Rising Costs and High Interest Rates Threaten Quebec Farmers, Urgent Government Intervention Required
Tashi Farmilo
Quebec farmers are facing a dire situation as 11% of them contemplate shutting down their operations within the next year due to increasing costs and high interest rates, according to a survey conducted by the Union des producteurs agricoles (UPA) and revealed on April 12. The survey underscores the financial challenges that farmers in the region are currently grappling with, putting the sustainability of agriculture at risk.
UPA President Martin Caron expressed concerns,“The survey results confirm that agriculture is more impacted than other sectors by the harsh economic context,” said UPA president Martin Caron. “And the future is not bright for a growing number of farms, especially start-ups.” highlighting the disproportionate impact of the harsh economic climate on agriculture compared to other sectors. Caron emphasized the urgency of the situation, stating, "It is not too late, but there is an urgent need to act."
The survey findings revealed that 19% of respondents are currently facing financial difficulties, with 46% anticipating a further decline in their economic health over the next 12 months. Financial strain is evident, as 34% of farming operations stated that their revenue is insufficient to meet their financial obligations. Additionally, the same percentage anticipated ending the year in a deficit due to the impact of increased interest rates. Alarming concerns were raised by 41% of farms, fearing that the rise in interest rates could lead to a default.
The UPA highlighted that this challenging situation not only jeopardizes the sustainability of agriculture but also has implications for the entire food industry. "Fuel costs have been the primary driver of inflation, significantly impacting the expenses associated with shipping our products. As a result, we are being burdened with additional charges, forcing us to raise prices. Furthermore, the rising costs of seed due to increased fuel expenses for transportation have further exacerbated the situation. The cost of operating tractors and other equipment has also escalated. In essence, everything is experiencing price hikes, making it increasingly challenging for individuals, including myself as a sheep farmer in Pontiac, to make ends meet," expressed Shauna McKenna, highlighting the difficulties faced by farmers in the current economic climate.
Rae Becke, a horse farmer in the Pontiac region, expressed the difficulties faced by farmers, stating, "There is an exponential growth in terms of costs, especially fuel, but everything has gone up. It is a struggle. We run a horse business and the margins are already small. When all of your costs go up all at once, including minimum wage, it's hard when you are looking after staff too. Land costs are so high, so selling your land can actually be more profitable than working it. A farmer could potentially make more selling their land than they could earn in five years."
In response, the UPA has called for immediate government intervention. They are advocating for the establishment of emergency aid to support farms with high debt ratios, the enhancement of protection programs against rising interest rates during succession transfers, and an increase in the eligible financing amount for protection to $1 million.

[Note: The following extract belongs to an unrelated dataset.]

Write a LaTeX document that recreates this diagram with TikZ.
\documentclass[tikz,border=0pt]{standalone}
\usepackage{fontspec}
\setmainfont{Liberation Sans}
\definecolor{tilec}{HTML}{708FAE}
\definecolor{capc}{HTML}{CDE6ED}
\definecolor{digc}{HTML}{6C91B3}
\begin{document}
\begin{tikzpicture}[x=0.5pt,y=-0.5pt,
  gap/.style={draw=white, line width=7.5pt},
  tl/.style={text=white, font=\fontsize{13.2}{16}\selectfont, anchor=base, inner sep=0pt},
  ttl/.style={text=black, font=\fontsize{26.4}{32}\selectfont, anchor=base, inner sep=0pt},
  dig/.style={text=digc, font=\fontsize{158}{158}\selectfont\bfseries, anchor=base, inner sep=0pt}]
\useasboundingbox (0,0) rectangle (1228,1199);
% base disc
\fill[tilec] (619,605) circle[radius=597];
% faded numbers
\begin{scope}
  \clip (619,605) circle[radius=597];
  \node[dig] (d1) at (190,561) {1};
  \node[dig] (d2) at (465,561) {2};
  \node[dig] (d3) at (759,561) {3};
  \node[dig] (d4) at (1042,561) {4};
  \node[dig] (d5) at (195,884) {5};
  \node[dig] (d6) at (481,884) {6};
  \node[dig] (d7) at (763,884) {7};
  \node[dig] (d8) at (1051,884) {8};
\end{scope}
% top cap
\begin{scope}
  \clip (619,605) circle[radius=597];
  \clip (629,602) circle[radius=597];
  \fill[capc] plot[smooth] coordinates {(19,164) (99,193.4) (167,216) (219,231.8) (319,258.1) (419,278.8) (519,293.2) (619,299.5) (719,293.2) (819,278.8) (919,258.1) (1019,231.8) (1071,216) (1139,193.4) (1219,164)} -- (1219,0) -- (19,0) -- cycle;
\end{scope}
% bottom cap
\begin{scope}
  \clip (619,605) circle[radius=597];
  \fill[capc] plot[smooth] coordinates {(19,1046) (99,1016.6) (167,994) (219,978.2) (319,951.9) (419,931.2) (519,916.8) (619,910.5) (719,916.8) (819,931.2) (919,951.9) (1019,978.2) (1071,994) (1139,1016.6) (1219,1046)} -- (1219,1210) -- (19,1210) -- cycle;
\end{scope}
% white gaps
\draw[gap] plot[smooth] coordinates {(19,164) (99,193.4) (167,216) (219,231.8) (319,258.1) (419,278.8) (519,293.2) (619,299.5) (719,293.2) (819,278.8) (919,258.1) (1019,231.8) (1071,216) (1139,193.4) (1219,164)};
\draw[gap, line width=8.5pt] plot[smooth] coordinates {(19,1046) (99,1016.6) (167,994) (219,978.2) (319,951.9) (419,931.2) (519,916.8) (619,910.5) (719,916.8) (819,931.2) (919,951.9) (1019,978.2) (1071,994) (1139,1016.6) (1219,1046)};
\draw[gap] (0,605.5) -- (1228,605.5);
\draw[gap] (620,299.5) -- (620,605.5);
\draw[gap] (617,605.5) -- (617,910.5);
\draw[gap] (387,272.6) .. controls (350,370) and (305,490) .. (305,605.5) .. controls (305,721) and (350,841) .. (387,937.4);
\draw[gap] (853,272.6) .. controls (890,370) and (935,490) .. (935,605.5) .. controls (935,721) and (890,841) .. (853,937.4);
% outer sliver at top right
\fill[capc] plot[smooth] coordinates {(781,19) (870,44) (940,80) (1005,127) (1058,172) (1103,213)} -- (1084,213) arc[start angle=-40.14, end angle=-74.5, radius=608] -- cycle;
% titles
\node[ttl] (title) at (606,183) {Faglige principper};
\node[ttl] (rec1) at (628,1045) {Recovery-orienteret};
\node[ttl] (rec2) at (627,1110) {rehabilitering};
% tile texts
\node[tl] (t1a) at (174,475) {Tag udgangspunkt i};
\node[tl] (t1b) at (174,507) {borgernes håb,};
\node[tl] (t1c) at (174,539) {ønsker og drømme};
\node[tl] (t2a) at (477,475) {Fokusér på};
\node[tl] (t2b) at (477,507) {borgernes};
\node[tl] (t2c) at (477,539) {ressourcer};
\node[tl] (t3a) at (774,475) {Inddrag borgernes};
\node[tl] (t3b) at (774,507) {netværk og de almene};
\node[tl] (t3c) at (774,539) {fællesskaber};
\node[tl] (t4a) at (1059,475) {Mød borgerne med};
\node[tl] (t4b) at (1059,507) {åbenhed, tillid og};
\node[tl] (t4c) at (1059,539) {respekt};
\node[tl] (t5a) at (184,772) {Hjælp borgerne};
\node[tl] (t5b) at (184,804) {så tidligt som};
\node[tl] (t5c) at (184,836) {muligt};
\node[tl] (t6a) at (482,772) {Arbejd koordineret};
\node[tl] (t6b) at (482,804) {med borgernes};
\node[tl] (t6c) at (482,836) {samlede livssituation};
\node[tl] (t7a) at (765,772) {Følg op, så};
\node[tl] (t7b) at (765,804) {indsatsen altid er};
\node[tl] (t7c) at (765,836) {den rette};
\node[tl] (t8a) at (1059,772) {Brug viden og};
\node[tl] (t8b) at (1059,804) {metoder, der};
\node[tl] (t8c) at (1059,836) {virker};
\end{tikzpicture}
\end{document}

Looking ahead, the survey also revealed that within the next year, 65% of farms intend to reduce or postpone investments in their operations. Additionally, 14% expressed their intention to downsize their businesses, further exacerbating the concerns surrounding the future of Quebec's farming sector.
Caron expressed his belief that the government is prepared to take action. However, he underscored the urgency of the situation and the importance of preventing further losses within the agricultural sector. Prompt measures are needed to address the financial challenges faced by Quebec farmers.